While Kubenetes adoption is nearly universal, a new study from Komodor reveals that slow recovery, inflated cloud bills, and customers exposed to outages are pushing up costs and adding to risk.
According to Komodor, the key finding is that while Kubernetes is mature, organizational operations are not.
“Organizations have made Kubernetes their standard, but our report shows the real challenge is operational, not architectural,” Itiel Shwartz, CTO and Co-founder of Komodor, said in a statement. “Even as practices like GitOps and platform engineering gain traction, enterprises still grapple with change management, cost control, and skills gaps. At the same time, the growth of AI/ML workloads and AIOps marks the next frontier, reinforcing Kubernetes as the backbone of enterprise infrastructure.”
According to the report, keeping Kubernetes environments stable and controlling costs remain a challenge for organizations. Respondent data shows that some 8 in 10 incidents can be directly tied to system changes, and that when outages occur, they’re taking close to an hour to find and fix. Further, the data showed nearly three-quarters of workloads are not running even at half their requested CPU or memory, which leads to massive overspending on infrastructure.
Among the problems organizations continue to face, from the survey results, are that system changes are responsible for 79% of production issues; mean times to discovery and repair are 40 minutes and more than 50 minutes respectively; businesses estimate major downtime costs are $1 million per hour while 38% of businesses report weekly high-impact outages, and that operations teams are spending more than 60% of their time on troubleshooting, and only 20% of incidents are resolved without having to push the issue up the chain.
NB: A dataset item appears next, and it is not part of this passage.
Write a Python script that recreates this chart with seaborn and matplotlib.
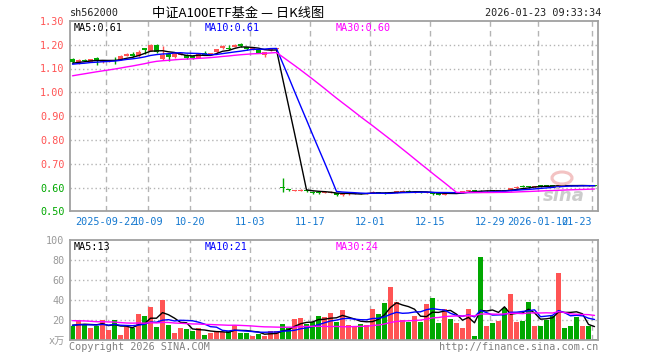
import numpy as np
import pandas as pd
import matplotlib
matplotlib.use("Agg")
import matplotlib.pyplot as plt
from matplotlib.patches import Ellipse
import seaborn as sns

# ---------------- data ----------------
tick_idx = [6, 13, 20, 30, 40, 50, 60, 70, 78, 87]
tick_labels = ["2025-09-22", "10-09", "10-20", "11-03", "11-17", "12-01",
               "12-15", "12-29", "2026-01-12", "01-23"]

open_ = [1.141, 1.122, 1.136, 1.129, 1.146, 1.126, 1.130, 1.136, 1.136, 1.154,
         1.160, 1.153, 1.185, 1.175, 1.200, 1.139, 1.160, 1.147, 1.157, 1.157,
         1.153, 1.146, 1.167, 1.160, 1.169, 1.185, 1.185, 1.192, 1.203, 1.189,
         1.181, 1.178, 1.157, 1.176, 1.183, 0.603, 0.592, 0.586, 0.587, 0.590,
         0.583, 0.582, 0.577, 0.577, 0.575, 0.568, 0.571, 0.573, 0.576, 0.574,
         0.577, 0.580, 0.578, 0.576, 0.579, 0.582, 0.586, 0.579, 0.582, 0.578,
         0.580, 0.575, 0.570, 0.578, 0.576, 0.579, 0.584, 0.588, 0.587, 0.584,
         0.588, 0.585, 0.589, 0.587, 0.596, 0.606, 0.605, 0.602, 0.609, 0.610,
         0.610, 0.605, 0.611, 0.610, 0.609, 0.606, 0.609, 0.608]
close = [1.128, 1.136, 1.132, 1.139, 1.132, 1.132, 1.134, 1.133, 1.153, 1.162,
         1.153, 1.170, 1.178, 1.200, 1.169, 1.157, 1.147, 1.164, 1.164, 1.143,
         1.146, 1.164, 1.158, 1.164, 1.181, 1.195, 1.181, 1.200, 1.195, 1.181,
         1.185, 1.167, 1.168, 1.184, 1.186, 0.597, 0.588, 0.588, 0.591, 0.587,
         0.578, 0.576, 0.581, 0.580, 0.569, 0.571, 0.574, 0.575, 0.574, 0.577,
         0.583, 0.577, 0.575, 0.579, 0.584, 0.586, 0.580, 0.582, 0.579, 0.581,
         0.573, 0.570, 0.575, 0.576, 0.579, 0.584, 0.588, 0.586, 0.584, 0.587,
         0.585, 0.588, 0.586, 0.596, 0.603, 0.603, 0.602, 0.606, 0.606, 0.607,
         0.607, 0.610, 0.608, 0.608, 0.607, 0.609, 0.607, 0.607]
high = [1.143, 1.140, 1.139, 1.141, 1.148, 1.135, 1.136, 1.147, 1.155, 1.164,
        1.169, 1.176, 1.186, 1.201, 1.201, 1.196, 1.162, 1.166, 1.167, 1.162,
        1.156, 1.166, 1.174, 1.166, 1.183, 1.197, 1.200, 1.202, 1.209, 1.191,
        1.187, 1.180, 1.170, 1.186, 1.188, 0.639, 0.594, 0.590, 0.593, 0.591,
        0.585, 0.583, 0.582, 0.585, 0.577, 0.572, 0.576, 0.576, 0.578, 0.578,
        0.584, 0.582, 0.579, 0.580, 0.586, 0.588, 0.588, 0.583, 0.583, 0.582,
        0.581, 0.576, 0.577, 0.579, 0.580, 0.585, 0.589, 0.589, 0.590, 0.588,
        0.590, 0.589, 0.591, 0.597, 0.605, 0.609, 0.607, 0.607, 0.611, 0.612,
        0.612, 0.612, 0.613, 0.611, 0.610, 0.610, 0.610, 0.609]
low = [1.125, 1.118, 1.130, 1.127, 1.115, 1.124, 1.128, 1.118, 1.134, 1.152,
       1.150, 1.150, 1.161, 1.173, 1.167, 1.136, 1.133, 1.145, 1.155, 1.140,
       1.140, 1.144, 1.156, 1.158, 1.167, 1.183, 1.178, 1.190, 1.189, 1.179,
       1.179, 1.165, 1.150, 1.172, 1.180, 0.582, 0.585, 0.584, 0.586, 0.583,
       0.574, 0.574, 0.576, 0.575, 0.565, 0.566, 0.570, 0.572, 0.572, 0.573,
       0.576, 0.576, 0.574, 0.575, 0.578, 0.581, 0.579, 0.578, 0.577, 0.577,
       0.570, 0.568, 0.568, 0.575, 0.575, 0.578, 0.583, 0.585, 0.583, 0.583,
       0.584, 0.584, 0.585, 0.586, 0.595, 0.601, 0.600, 0.600, 0.604, 0.605,
       0.605, 0.604, 0.607, 0.606, 0.606, 0.605, 0.606, 0.606]
vol = [14.5, 20.5, 15.5, 12.5, 14.5, 20.5, 10.5, 20.5, 5.5, 13.5,
       12.5, 26.5, 24.5, 33.5, 13.5, 40.5, 15.8, 7.5, 12.5, 11.5,
       9.5, 12.5, 5.5, 7.5, 8.5, 8.5, 9.8, 15.5, 7.5, 7.5,
       4.5, 6.5, 4.5, 9.5, 9.5, 16.5, 12.5, 21.5, 22.5, 16.5,
       18.5, 24.5, 23.5, 27.5, 18.5, 30.5, 15.5, 14.5, 16.5, 15.5,
       31.5, 26.5, 37.5, 53.5, 38.5, 20.5, 18.5, 24.5, 18.5, 36.5,
       42.5, 17.5, 31.5, 21.5, 17.5, 12.5, 31.5, 4.5, 83.5, 14.5,
       17.5, 19.5, 32.5, 46.5, 18.5, 19.5, 38.5, 14.5, 14.5, 20.5,
       24.5, 67.5, 12.5, 14.5, 23.5, 14.5, 14.5, 1.5]

# sessions before the visible window (only feed the moving averages)
hist_close = [1.005, 1.010, 1.012, 1.008, 1.015, 1.020, 1.018, 1.025, 1.022, 1.030,
              1.028, 1.035, 1.032, 1.040, 1.080, 1.095, 1.100, 1.105, 1.110, 1.108,
              1.112, 1.115, 1.110, 1.118, 1.114, 1.120, 1.118, 1.122, 1.124]
hist_vol = [25, 19, 23, 28, 20, 18, 24, 21, 26, 17, 22, 30, 19, 21, 23, 18, 25, 20,
            22, 19, 14, 17, 12, 16, 15, 18, 13, 14, 16]

ma_windows = [5, 10, 30]
price_ma_text = ["0.61", "0.61", "0.60"]
vol_ma_text = ["13", "21", "24"]
price_ticks = [0.50, 0.60, 0.70, 0.80, 0.90, 1.00, 1.10, 1.20, 1.30]
vol_ticks = [0, 20, 40, 60, 80, 100]

# ---------------- style ----------------
RED = "#ff5454"
GREEN = "#00a800"
MA_COLORS = ["#000000", "#0000ff", "#ff00ff"]
GRID = "#b4b4b4"
SPINE = "#a0a0a0"
TICKBLUE = "#1478d0"
MONO = ["DejaVu Sans Mono", "Noto Sans CJK SC"]
FS = 7.3

sns.set_theme(style="white")
plt.rcParams["font.family"] = MONO

W, H = 660, 360
fig = plt.figure(figsize=(W / 100, H / 100), dpi=100)
fig.patch.set_facecolor("white")


def fx(px):
    return px / W


def fy(py):
    return 1 - py / H


L, R = 70, 598
ax = fig.add_axes([fx(L), fy(211.3), fx(R) - fx(L), fy(20.9) - fy(211.3)])
axv = fig.add_axes([fx(L), fy(340.3), fx(R) - fx(L), fy(240.3) - fy(340.3)])

n = len(close)
idx = np.arange(n)
up = [c >= o for o, c in zip(open_, close)]
cols = [RED if u else GREEN for u in up]
xlim = (-2.5 / 6, (R - 72.5) / 6)
grid_x = [t - 2.5 / 6 for t in tick_idx]

# ---------------- price panel ----------------
for y in price_ticks[1:-1]:
    ax.axhline(y, color=GRID, lw=1, ls=(0, (1, 2)), zorder=0)
for gx in grid_x:
    ax.axvline(gx, color=GRID, lw=1, ls=(0, (4, 3)), zorder=0)

ax.vlines(idx, low, high, colors=cols, lw=1, zorder=2)
body_bottom = [min(o, c) for o, c in zip(open_, close)]
body_h = [max(abs(c - o), 0.0018) for o, c in zip(open_, close)]
ax.bar(idx, body_h, bottom=body_bottom, width=0.8, color=cols, lw=0, zorder=3)

all_close = pd.Series(hist_close + close)
for w, c in zip(ma_windows, MA_COLORS):
    ma = all_close.rolling(w).mean().iloc[len(hist_close):].to_numpy()
    sns.lineplot(x=idx, y=ma, color=c, lw=1.0, ax=ax, estimator=None, zorder=4)

ax.set_xlim(*xlim)
ax.set_ylim(0.50, 1.30)
ax.set_yticks(price_ticks)
ax.set_yticklabels([f"{t:.2f}" for t in price_ticks], fontsize=FS)
for lab, t in zip(ax.get_yticklabels(), price_ticks):
    lab.set_color(RED if t > 0.65 else GREEN)
ax.set_xticks(grid_x)
ax.set_xticklabels(tick_labels, fontsize=FS, color=TICKBLUE)
xl = ax.get_xticklabels()
xl[-1].set_ha("right")
ax.tick_params(axis="both", length=0)
ax.tick_params(axis="y", pad=4)
ax.tick_params(axis="x", pad=4)
for s in ax.spines.values():
    s.set_color(SPINE)
    s.set_linewidth(1.3)
ax.set_xlabel("")
ax.set_ylabel("")

# ---------------- volume panel ----------------
for y in vol_ticks[1:-1]:
    axv.axhline(y, color=GRID, lw=1, ls=(0, (1, 2)), zorder=0)
for gx in grid_x:
    axv.axvline(gx, color=GRID, lw=1, ls=(0, (4, 3)), zorder=0)

vdf = pd.DataFrame({"idx": idx, "vol": vol, "dir": ["up" if u else "down" for u in up]})
sns.barplot(data=vdf, x="idx", y="vol", hue="dir", palette={"up": RED, "down": GREEN},
            native_scale=True, dodge=False, width=0.8, saturation=1, linewidth=0,
            legend=False, errorbar=None, ax=axv, zorder=2)

all_vol = pd.Series([float(v) for v in hist_vol] + vol)
for w, c in zip(ma_windows, MA_COLORS):
    ma = all_vol.rolling(w).mean().iloc[len(hist_vol):].to_numpy()
    sns.lineplot(x=idx, y=ma, color=c, lw=1.0, ax=axv, estimator=None, zorder=4)

axv.set_xlim(*xlim)
axv.set_ylim(0, 100)
axv.set_xticks([])
axv.set_yticks(vol_ticks)
axv.set_yticklabels(["x万"] + [str(t) for t in vol_ticks[1:]], fontsize=FS, color="#9a9a9a")
axv.tick_params(axis="both", length=0)
axv.tick_params(axis="y", pad=4)
for s in axv.spines.values():
    s.set_color(SPINE)
    s.set_linewidth(1.3)
axv.set_xlabel("")
axv.set_ylabel("")

# ---------------- texts ----------------
fig.text(fx(70), fy(13), "sh562000", fontsize=FS, color="#222222", va="center", ha="left")
fig.text(fx(238), fy(13), "中证A100ETF基金 — 日K线图", fontsize=9.5, color="black",
         va="center", ha="center", family=["Noto Sans CJK SC", "DejaVu Sans"])
fig.text(fx(601), fy(13), "2026-01-23 09:33:34", fontsize=FS, color="#222222",
         va="center", ha="right")

ma_x = [74, 205, 336]
for i, (w, c) in enumerate(zip(ma_windows, MA_COLORS)):
    fig.text(fx(ma_x[i]), fy(28), f"MA{w}:{price_ma_text[i]}", fontsize=FS, color=c,
             va="center", ha="left")
    fig.text(fx(ma_x[i]), fy(247), f"MA{w}:{vol_ma_text[i]}", fontsize=FS, color=c,
             va="center", ha="left")

fig.text(fx(69), fy(347), "Copyright 2026 SINA.COM", fontsize=FS, color="#808080",
         va="center", ha="left")
fig.text(fx(598), fy(347), "http://finance.sina.com.cn", fontsize=FS, color="#808080",
         va="center", ha="right")

# sina watermark
fig.add_artist(Ellipse((fx(562), fy(178)), width=fx(20), height=12 / H, fill=False,
                       edgecolor="#f0b4b4", lw=2.2, alpha=0.8))
fig.text(fx(564), fy(196), "sina", fontsize=13, color="#c4c4c4", style="italic",
         weight="bold", va="center", ha="center", family="DejaVu Sans", alpha=0.85)

fig.savefig("out.png", dpi=100, facecolor="white")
Other reported issues include that overspending is widespread, with 82% of Kubernetes workloads being overprovisioned; that typical enterprises run more than 20 clusters with half operating across more than four environments, which compounds risk; and that AI adoption is rising but skills gaps exist that pu pressure on troubleshooting, cost management and policy enforcement.
In a news release announcing the survey findings, Komodor offered up some best practices to follow to mitigate those challenges. They are:
- Harden the change pipeline. Enforce policy-as-code and admission controllers to block unsafe configs at deploy time. Pair GitOps with automated drift detection and rollback to keep multi-cluster environments consistent.
 - Embed AI into observability. Unify metrics, logs, traces, and events in a single pipeline. Use AI-powered anomaly detection, root cause analysis, and auto-remediation to cut MTTD and MTTR.
 - Codify and automate incident workflows. Version-control runbooks, standardize escalation policies, and rehearse cross-cluster failover. Let automated remediation handle common issues.
 - Continuously rightsize. Apply CPU/memory limits through admission policies, extend autoscaling coverage, and integrate predictive scaling to prevent both overspend and resource starvation.
 - Tie reliability to business outcomes. Correlate SLOs with revenue and customer metrics so improvements in uptime and recovery compete fairly with feature delivery.
 - Build golden paths. Provide developers with pre-vetted templates, operator bundles, and guardrails so they can deploy safely without deep Kubernetes expertise.